In 1976, with the opening of Moss Bluff Middle School, Sam Houston High School transitioned to a traditional 9–12 grade high school.

On January 11, 1982, the school was destroyed by fire, except for the gymnasium. At about 7:10 that morning, the decision had been made not to open the school that day because low gas pressure made it impossible for maintenance staff to turn on the boilers and the classrooms were too cold. By 9 a.m., the roughly 15 teachers who had been at the school were sent home, although, according to the local fire chief, there were at least three people in the building at the time of the fire. At about 11 a.m., eyewitnesses reported two explosions and smoke coming from the school's west wing, near the chemistry lab. Some 50 firefighters from the surrounding areas were called to the fire, but the majority of the school burned to the ground. The fire was considered either a possible arson or the result of a gas problem, but the cause was not established. Students attended classes at their arch-rival Westlake High School & Moss Bluff Middle School until the school was rebuilt and reopened in February 1984.
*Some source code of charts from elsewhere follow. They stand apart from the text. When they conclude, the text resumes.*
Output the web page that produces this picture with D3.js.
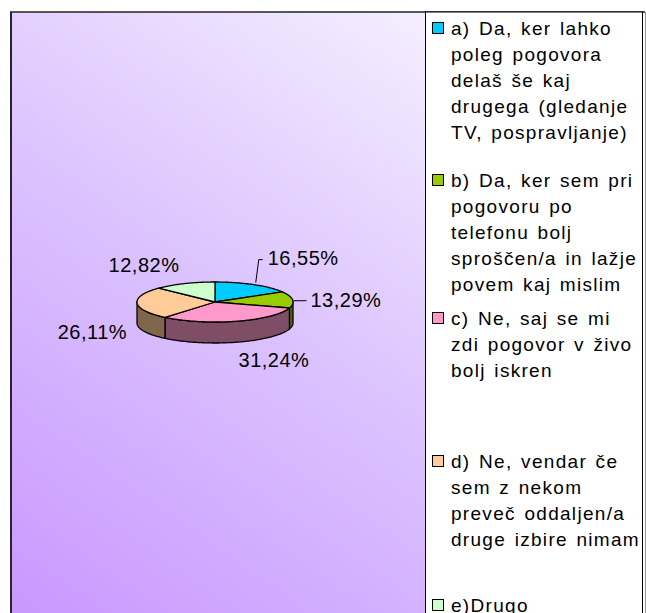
<!DOCTYPE html>
<html>
<head>
<meta charset="utf-8">
<script src="https://d3js.org/d3.v7.min.js"></script>
<style>
  body { margin: 0; background: #fff; }
  svg text { font-family: "Liberation Sans", Arial, sans-serif; fill: #000; }
</style>
</head>
<body>
<svg></svg>
<script>
// data
var categories = ["a", "b", "c", "d", "e"];
var values = [16.55, 13.29, 31.24, 26.11, 12.82];
var valueLabels = ["16,55%", "13,29%", "31,24%", "26,11%", "12,82%"];
var legendLines = [
	["a) Da, ker lahko", "poleg pogovora", "delaš še kaj", "drugega (gledanje", "TV, pospravljanje)"],
	["b) Da, ker sem pri", "pogovoru po", "telefonu bolj", "sproščen/a in lažje", "povem kaj mislim"],
	["c) Ne, saj se mi", "zdi pogovor v živo", "bolj iskren"],
	["d) Ne, vendar če", "sem z nekom", "preveč oddaljen/a", "druge izbire nimam"],
	["e)Drugo"]
];

// styling / layout
var width = 646;
var height = 613;
var topColors = ["#00ccff", "#99cc00", "#ff99cc", "#ffcc99", "#ccffcc"];
var sideColors = ["#00667f", "#4d6600", "#7f4d66", "#80664d", "#667f66"];
var cx = 215, cy = 302, rx = 78, ry = 20, depth = 21;
var plotLeft = 10, plotTop = 12, legendLeft = 425, legendRight = 642;
// label offsets from the slice mid point on the rim
var labelNudge = [[14, -20, "start"], [18, 7, "start"], [37, 25, "middle"], [-10, 15, "end"], [-5, -12, "end"]];
// baseline of the first line of each legend entry
var legendY = [35, 187, 325, 468, 612];
var lineH = 26;

var svg = d3.select('svg')
	.attr("width", width)
	.attr("height", height);

var defs = svg.append('defs');
var grad = defs.append('linearGradient')
	.attr('id', 'bg')
	.attr('gradientUnits', 'userSpaceOnUse')
	.attr('x1', plotLeft).attr('y1', 650)
	.attr('x2', 450).attr('y2', plotTop);
grad.append('stop').attr('offset', 0).attr('stop-color', '#c894ff');
grad.append('stop').attr('offset', 0.55).attr('stop-color', '#dcc4fe');
grad.append('stop').attr('offset', 1).attr('stop-color', '#f6f0ff');

// plot area
svg.append('rect')
	.attr('x', plotLeft).attr('y', plotTop)
	.attr('width', legendLeft - plotLeft).attr('height', height)
	.attr('fill', 'url(#bg)');

// outer frame
svg.append('line').attr('x1', plotLeft).attr('y1', plotTop).attr('x2', 645).attr('y2', plotTop)
	.attr('stroke', '#222').attr('stroke-width', 1.5);
svg.append('line').attr('x1', plotLeft + 1).attr('y1', plotTop).attr('x2', plotLeft + 1).attr('y2', height)
	.attr('stroke', '#2a2233').attr('stroke-width', 2);
svg.append('line').attr('x1', 645.5).attr('y1', plotTop).attr('x2', 645.5).attr('y2', height)
	.attr('stroke', '#999').attr('stroke-width', 1);

// pie
var pie = d3.pie().sort(null).value(d => d)
	.startAngle(0).endAngle(2 * Math.PI);
var arcs = pie(values);

var px = a => cx + rx * Math.sin(a);
var py = a => cy - ry * Math.cos(a);

var topPath = function(d){
	var pts = d3.range(d.startAngle, d.endAngle, 0.02).concat([d.endAngle]);
	var p = "M" + cx + "," + cy;
	pts.forEach(a => p += "L" + px(a) + "," + py(a));
	return p + "Z";
};

var sidePath = function(d){
	var a0 = Math.max(d.startAngle, Math.PI / 2);
	var a1 = Math.min(d.endAngle, 3 * Math.PI / 2);
	if (a1 <= a0) return null;
	var pts = d3.range(a0, a1, 0.02).concat([a1]);
	var p = "";
	pts.forEach((a, i) => p += (i ? "L" : "M") + px(a) + "," + py(a));
	pts.slice().reverse().forEach(a => p += "L" + px(a) + "," + (py(a) + depth));
	return p + "Z";
};

var pieG = svg.append('g');

pieG.selectAll('path.side')
	.data(arcs.filter(d => sidePath(d)))
	.enter().append('path')
	.attr('class', 'side')
	.attr('d', sidePath)
	.attr('fill', d => sideColors[d.index])
	.attr('stroke', '#000')
	.attr('stroke-width', 1.3)
	.attr('stroke-linejoin', 'round');

pieG.selectAll('path.top')
	.data(arcs)
	.enter().append('path')
	.attr('class', 'top')
	.attr('d', topPath)
	.attr('fill', d => topColors[d.index])
	.attr('stroke', '#000')
	.attr('stroke-width', 1.3)
	.attr('stroke-linejoin', 'round');

// labels
var midPoint = function(d){
	var a = (d.startAngle + d.endAngle) / 2;
	var y = py(a);
	if (Math.cos(a) < 0) y += depth;
	return [px(a), y];
};

pieG.selectAll('text.lbl')
	.data(arcs)
	.enter().append('text')
	.attr('class', 'lbl')
	.attr('x', d => midPoint(d)[0] + labelNudge[d.index][0])
	.attr('y', d => midPoint(d)[1] + labelNudge[d.index][1])
	.attr('text-anchor', d => labelNudge[d.index][2])
	.attr('font-size', 20)
	.attr('letter-spacing', 0.5)
	.text(d => valueLabels[d.index]);

// leader lines for the two small right-hand slices
var ma = midPoint(arcs[0]);
pieG.append('path')
	.attr('d', "M" + (ma[0] + 2) + "," + (ma[1] - 2) + "L" + (ma[0] + 5) + "," + (ma[1] - 25) + "L" + (ma[0] + 9) + "," + (ma[1] - 25))
	.attr('fill', 'none').attr('stroke', '#000').attr('stroke-width', 1);
var mb = midPoint(arcs[1]);
pieG.append('path')
	.attr('d', "M" + (mb[0] + 1) + "," + (mb[1] + 1) + "L" + (mb[0] + 14) + "," + (mb[1] + 1))
	.attr('fill', 'none').attr('stroke', '#000').attr('stroke-width', 1);

// legend
svg.append('rect')
	.attr('x', legendLeft + 0.5).attr('y', plotTop)
	.attr('width', legendRight - legendLeft).attr('height', height)
	.attr('fill', '#fff')
	.attr('stroke', '#000').attr('stroke-width', 1);

var items = svg.selectAll('g.leg')
	.data(categories)
	.enter().append('g')
	.attr('class', 'leg')
	.attr('transform', (d, i) => "translate(" + legendLeft + "," + legendY[i] + ")");

items.append('rect')
	.attr('x', 7.5).attr('y', -12.5)
	.attr('width', 11).attr('height', 11)
	.attr('fill', (d, i) => topColors[i])
	.attr('stroke', '#000').attr('stroke-width', 1);

items.each(function(d, i){
	var t = d3.select(this).append('text')
		.attr('font-size', 19)
		.attr('letter-spacing', 1.3)
		.attr('word-spacing', 2);
	t.selectAll('tspan')
		.data(legendLines[i])
		.enter().append('tspan')
		.attr('x', 26)
		.attr('y', (s, j) => j * lineH)
		.text(s => s);
});
</script>
</body>
</html>
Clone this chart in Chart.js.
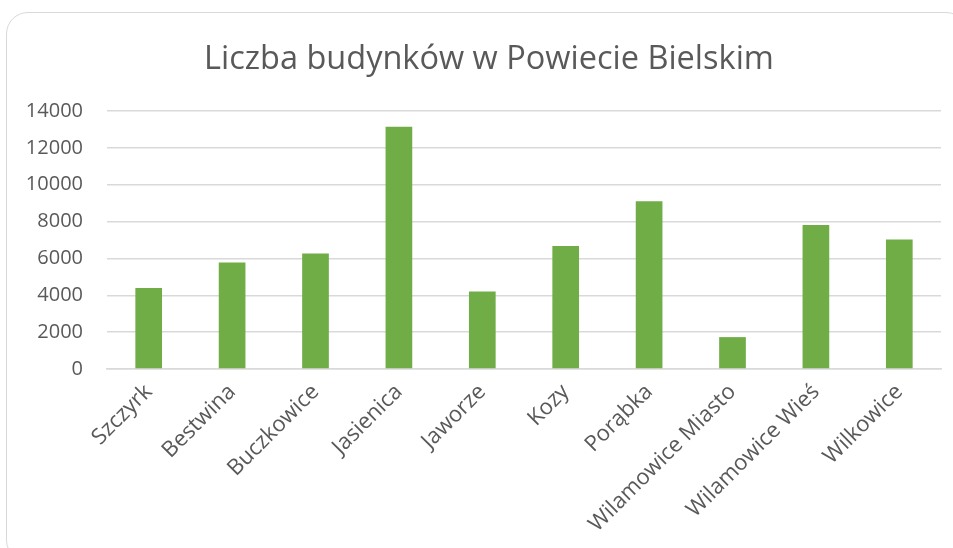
<!DOCTYPE html>
<html>
<head>
<meta charset="utf-8">
<script src="https://cdn.jsdelivr.net/npm/chart.js@4.4.1/dist/chart.umd.min.js"></script>
<style>
  html, body { margin: 0; padding: 0; background: #ffffff; overflow: hidden; }
  #wrap { position: relative; width: 953px; height: 548px; overflow: hidden; }
  #frame { position: absolute; left: 6px; top: 12px; width: 962px; height: 550px;
           border: 1.5px solid #d9d9d9; border-radius: 22px; box-sizing: border-box; }
  canvas { position: absolute; left: 0; top: 0; }
</style>
</head>
<body>
<div id="wrap">
  <div id="frame"></div>
  <canvas id="c" width="953" height="548"></canvas>
</div>
<script>
const titleText = 'Liczba budynków w Powiecie Bielskim';
const categories = ['Szczyrk', 'Bestwina', 'Buczkowice', 'Jasienica', 'Jaworze', 'Kozy', 'Porąbka', 'Wilamowice Miasto', 'Wilamowice Wieś', 'Wilkowice'];
const buildings = [4390, 5780, 6270, 13150, 4210, 6670, 9100, 1730, 7820, 7030];
const yTicks = [0, 2000, 4000, 6000, 8000, 10000, 12000, 14000];

const textColor = '#595959';
const gridColor = '#d9d9d9';
const barColor = '#70ad47';

const titleShift = {
  id: 'titleShift',
  afterLayout(chart) {
    const tb = chart.titleBlock;
    if (tb) { tb.left += 18.5; tb.right += 18.5; }
  }
};

new Chart(document.getElementById('c'), {
  type: 'bar',
  data: {
    labels: categories,
    datasets: [{
      label: 'Liczba budynków',
      data: buildings,
      backgroundColor: barColor,
      borderWidth: 0,
      categoryPercentage: 1.0,
      barPercentage: 0.32
    }]
  },
  plugins: [titleShift],
  options: {
    responsive: false,
    animation: false,
    layout: { padding: { left: 0, right: 12, top: 40, bottom: 0 } },
    plugins: {
      legend: { display: false },
      tooltip: { enabled: false },
      title: {
        display: true,
        text: titleText,
        color: textColor,
        font: { family: 'Open Sans', size: 32.5, weight: 'normal' },
        padding: { top: 0, bottom: 32 }
      }
    },
    scales: {
      x: {
        grid: { display: false, drawTicks: false },
        border: { display: true, color: gridColor, width: 1.5 },
        ticks: {
          color: textColor,
          font: { family: 'Open Sans', size: 22 },
          minRotation: 45,
          maxRotation: 45,
          autoSkip: false,
          padding: 10
        },
        afterFit(scale) { scale.height = 179; }
      },
      y: {
        min: 0,
        max: 14000,
        afterBuildTicks(scale) { scale.ticks = yTicks.map(v => ({ value: v })); },
        grid: { color: gridColor, lineWidth: 1.5, drawTicks: false },
        border: { display: false },
        ticks: {
          color: textColor,
          font: { family: 'Open Sans', size: 20 },
          padding: 24,
          callback: (v) => String(v)
        },
        afterFit(scale) { scale.width = 107; }
      }
    }
  }
});
</script>
</body>
</html>
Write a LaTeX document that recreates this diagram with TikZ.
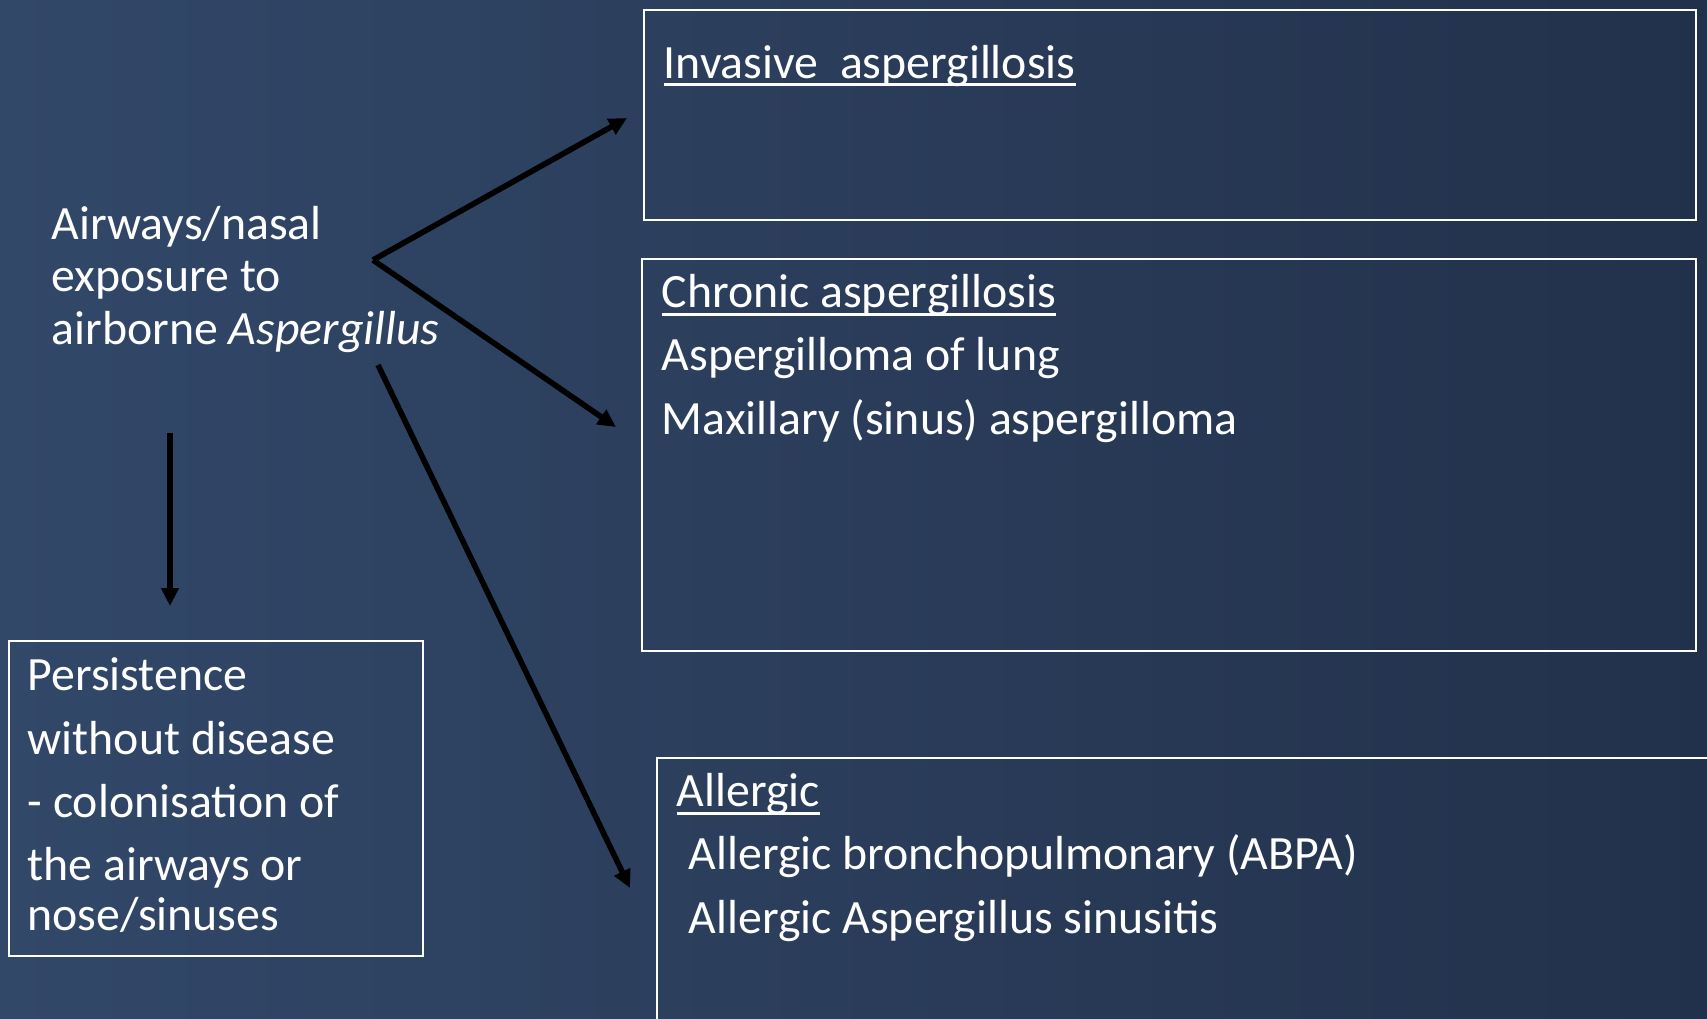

In 2019 the school started the BYOD (Bring your own device) program, which was the only school in Louisiana at the time. After the passing of Louisiana Act 313, this program was phased out.

==Campus==
The current complex includes, in addition to classrooms, administrative space, and faculty lounges: a football, baseball, and softball stadium, boys' and girls' basketball gymnasiums, an athletics fieldhouse, an agricultural education building, and a library and courtyard constructed in 2010–2012.

==Athletics==
Sam Houston High athletics competes in the LHSAA.

==Notable alumni==
- David Filo (Valedictorian, Class of 1984), co-founder of Yahoo!.
- Ralph Eggleston, (Class of 1984) animator for Pixar Animation Studios.